Stewart quotes analyst David Strasser at Janney Montgomery Scott, where he is Managing Director for Hardline Retailers, on Best Buy: “Everyone thought Amazon was going to put them out of business.” Instead, as Stewart notes, “Best Buy stock has gained nearly 240 percent so far this year, putting it among the top three performing stocks in the Standard & Poor’s 500-stock index,” inspiring envy from the likes of Barnes & Noble, and probably Amazon itself.

Most of this came courtesy of Best Buy’s new CEO and turnaround champion Hubert Joly – an example of what the French can do when not held back by the dead hand of statism. And Joly did it by focusing on price competitiveness and customer service above all: Make sure that you can get your customer what they want, faster and more easily than anyone else, and do everything you can to fulfill that commitment, including supporting them with service and setting up mechanisms to track and work to what they want. Give them the power and work to them.

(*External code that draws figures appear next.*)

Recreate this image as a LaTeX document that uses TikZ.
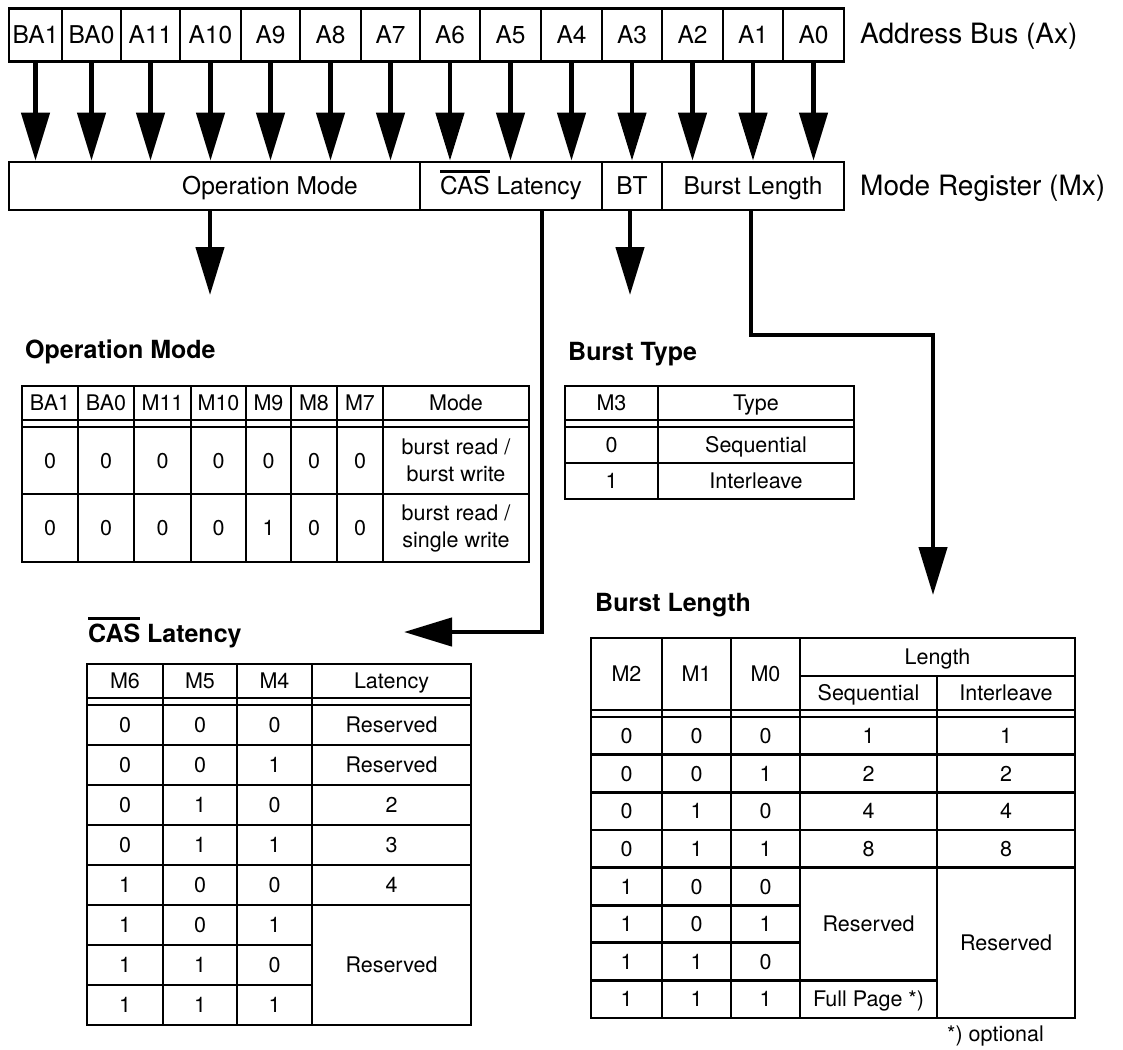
\documentclass[tikz,border=0pt]{standalone}
\usepackage{fontspec}
\setmainfont{TeX Gyre Heros}
\usetikzlibrary{arrows.meta, positioning}

% bar over a signal name
\newcommand{\ovline}[1]{\setbox0=\hbox{#1}\rlap{\rule[\dimexpr\ht0+0.15em\relax]{\wd0}{0.1em}}\box0\relax}

\begin{document}
\begin{tikzpicture}[x=1pt, y=-1pt,
    buscell/.style={draw, line width=2.7pt, minimum height=53pt, inner sep=0pt,
        font=\fontsize{24.5}{28}\selectfont, text height=17.6pt, text depth=0pt},
    regcell/.style={buscell, minimum height=48pt},
    side/.style={anchor=base west, inner sep=0pt, font=\fontsize{28}{32}\selectfont},
    title/.style={anchor=base west, inner sep=0pt, font=\fontsize{25}{30}\selectfont\bfseries},
    tab/.style={inner sep=0pt, font=\fontsize{21.5}{27}\selectfont, text height=15.5pt, text depth=0pt},
    tabtwo/.style={inner sep=0pt, align=center, font=\fontsize{21.5}{27}\selectfont},
    gridline/.style={line width=2.8pt},
    bigarrow/.style={line width=4.5pt, -{Triangle[length=48pt, width=28pt]}}
]
\useasboundingbox (0,0) rectangle (1123,1049);

% Address bus
\foreach \l/\r/\t in {9/62/BA1, 62/121/BA0, 121/180/A11, 180/241/A10, 241/300/A9,
    300/361/A8, 361/420/A7, 420/480/A6, 480/541/A5, 541/602/A4, 602/662/A3,
    662/723/A2, 723/783/A1, 783/844/A0}
    \node[buscell, minimum width={(\r-\l)*1pt}] (bus-\t) at ({(\l+\r)/2},35) {\t};
\node[side] (buslbl) at (860,44) {Address Bus (Ax)};

% Mode register
\node[regcell, minimum width=411pt] (op) at (214.5,186) {};
\node[buscell, draw=none, text height=17.6pt] (optxt) at (270,186) {Operation Mode};
\node[regcell, minimum width=182pt] (cas) at (511,186) {\ovline{CAS} Latency};
\node[regcell, minimum width=60pt] (bt) at (632,186) {BT};
\node[regcell, minimum width=182pt] (bl) at (753,186) {Burst Length};
\node[side] (reglbl) at (860,195) {Mode Register (Mx)};

% Bus to register
\foreach \t in {BA1,BA0,A11,A10,A9,A8,A7,A6,A5,A4,A3,A2,A1,A0}
    \draw[bigarrow] (bus-\t.south) -- (bus-\t.south |- op.north);

% Register fields to their tables
\coordinate (opTip) at (210,295);
\coordinate (btTip) at (630,295);
\coordinate (casBend) at (542,632);
\coordinate (casTip) at (404,632);
\coordinate (blBend) at (751,335);
\coordinate (blTurn) at (933,335);
\coordinate (blTip) at (933,595);
\draw[bigarrow] (op.south -| opTip) -- (opTip);
\draw[bigarrow] (bt.south -| btTip) -- (btTip);
\draw[bigarrow] (cas.south -| casBend) -- (casBend) -- (casTip);
\draw[bigarrow] (bl.south -| blBend) -- (blBend) -- (blTurn) -- (blTip);

% Operation Mode table
\node[title] (omtitle) at (25,358) {Operation Mode};
\draw[gridline] (22,386) rectangle (529,562);
\foreach \x in {78,134,191,246,291,337,383} \draw[gridline] (\x,386) -- (\x,562);
\foreach \y in {420,427,494} \draw[gridline] (22,\y) -- (529,\y);
\foreach \x/\h/\a/\b [count=\i] in {50/BA1/0/0, 106/BA0/0/0, 162.5/M11/0/0, 218.5/M10/0/0,
    268.5/M9/0/1, 314/M8/0/0, 360/M7/0/0} {
    \node[tab] (om-h\i) at (\x,403) {\h};
    \node[tab] (om-a\i) at (\x,460.5) {\a};
    \node[tab] (om-b\i) at (\x,528) {\b};
}
\node[tab] (om-h8) at (456,403) {Mode};
\node[tabtwo] (om-a8) at (456,460.5) {burst read /\\burst write};
\node[tabtwo] (om-b8) at (456,528) {burst read /\\single write};

% Burst Type table
\node[title] (bttitle) at (568,360) {Burst Type};
\draw[gridline] (565,386) rectangle (854,499);
\draw[gridline] (658,386) -- (658,499);
\foreach \y in {420,427,463} \draw[gridline] (565,\y) -- (854,\y);
\foreach \y/\m/\t [count=\i] in {403/M3/Type, 445/0/Sequential, 481/1/Interleave} {
    \node[tab] (bt-m\i) at (611.5,\y) {\m};
    \node[tab] (bt-t\i) at (756,\y) {\t};
}

% CAS Latency table
\node[title] (castitle) at (88,642) {\ovline{CAS} Latency};
\draw[gridline] (87,664) rectangle (471,1025);
\foreach \x in {163,237,312} \draw[gridline] (\x,664) -- (\x,1025);
\foreach \y in {698,705,745,785,825,865,905} \draw[gridline] (87,\y) -- (471,\y);
\foreach \y in {945,985} \draw[gridline] (87,\y) -- (312,\y);
\foreach \y/\a/\b/\c [count=\i] in {681/M6/M5/M4, 725/0/0/0, 765/0/0/1, 805/0/1/0, 845/0/1/1,
    885/1/0/0, 925/1/0/1, 965/1/1/0, 1005/1/1/1} {
    \node[tab] (cl-a\i) at (125,\y) {\a};
    \node[tab] (cl-b\i) at (200,\y) {\b};
    \node[tab] (cl-c\i) at (274.5,\y) {\c};
}
\foreach \y/\t [count=\i] in {681/Latency, 725/Reserved, 765/Reserved, 805/2, 845/3, 885/4, 965/Reserved}
    \node[tab] (cl-l\i) at (391.5,\y) {\t};

% Burst Length table
\node[title] (bltitle) at (595,611) {Burst Length};
\draw[gridline] (591,638) rectangle (1075,1018);
\foreach \x in {662,731,800} \draw[gridline] (\x,638) -- (\x,1018);
\draw[gridline] (937,676) -- (937,1018);
\draw[gridline] (800,676) -- (1075,676);
\foreach \y in {710,717,754.6,792.3,829.9,867.5} \draw[gridline] (591,\y) -- (1075,\y);
\foreach \y in {905.1,942.8} \draw[gridline] (591,\y) -- (800,\y);
\draw[gridline] (591,980.4) -- (937,980.4);
\foreach \y/\a/\b/\c [count=\i] in {674/M2/M1/M0, 735.8/0/0/0, 773.4/0/0/1, 811.1/0/1/0, 848.7/0/1/1,
    886.3/1/0/0, 924/1/0/1, 961.6/1/1/0, 999.2/1/1/1} {
    \node[tab] (bl-a\i) at (626.5,\y) {\a};
    \node[tab] (bl-b\i) at (696.5,\y) {\b};
    \node[tab] (bl-c\i) at (765.5,\y) {\c};
}
\node[tab] (bl-len) at (937.5,657) {Length};
\foreach \y/\s/\n [count=\i] in {693/Sequential/Interleave, 735.8/1/1, 773.4/2/2, 811.1/4/4, 848.7/8/8} {
    \node[tab] (bl-s\i) at (868.5,\y) {\s};
    \node[tab] (bl-n\i) at (1006,\y) {\n};
}
\node[tab] (bl-s6) at (868.5,924) {Reserved};
\node[tab] (bl-s7) at (868.5,999.2) {Full Page *)};
\node[tab] (bl-n6) at (1006,942.8) {Reserved};
\node[tabtwo, anchor=base west] (optnote) at (947,1041) {*) optional};

\end{tikzpicture}
\end{document}
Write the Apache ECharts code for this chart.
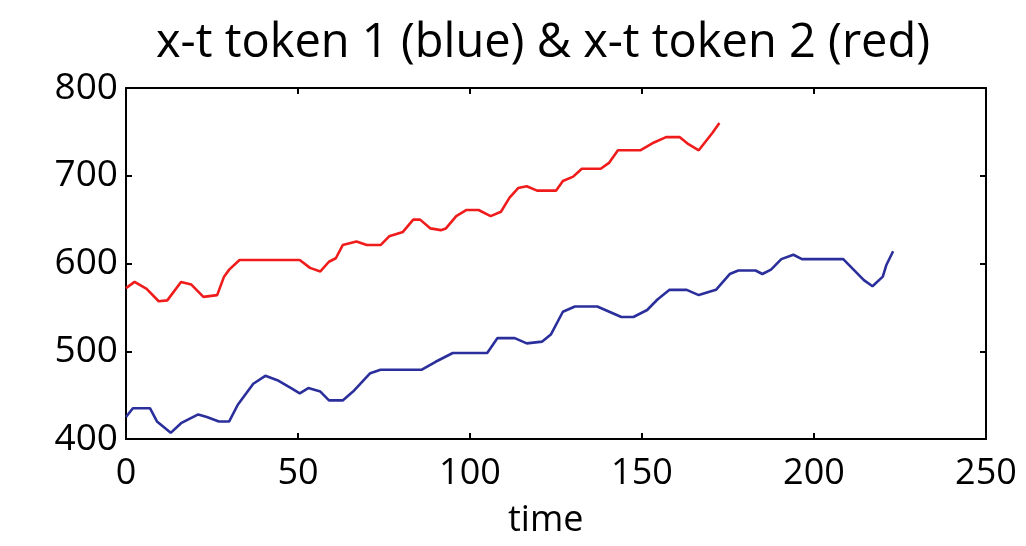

That’s how Best Buy did it. Anyone who wants to set up a successful Amazon competitor, in books or any other market area, could do worse than learn from the example. Many traditional publishers, meanwhile, appear to prefer a framework where they are the arbiters of what their customers receive, and don’t need to worry overly about either price-competitiveness or customer preference. No wonder they’re where they are.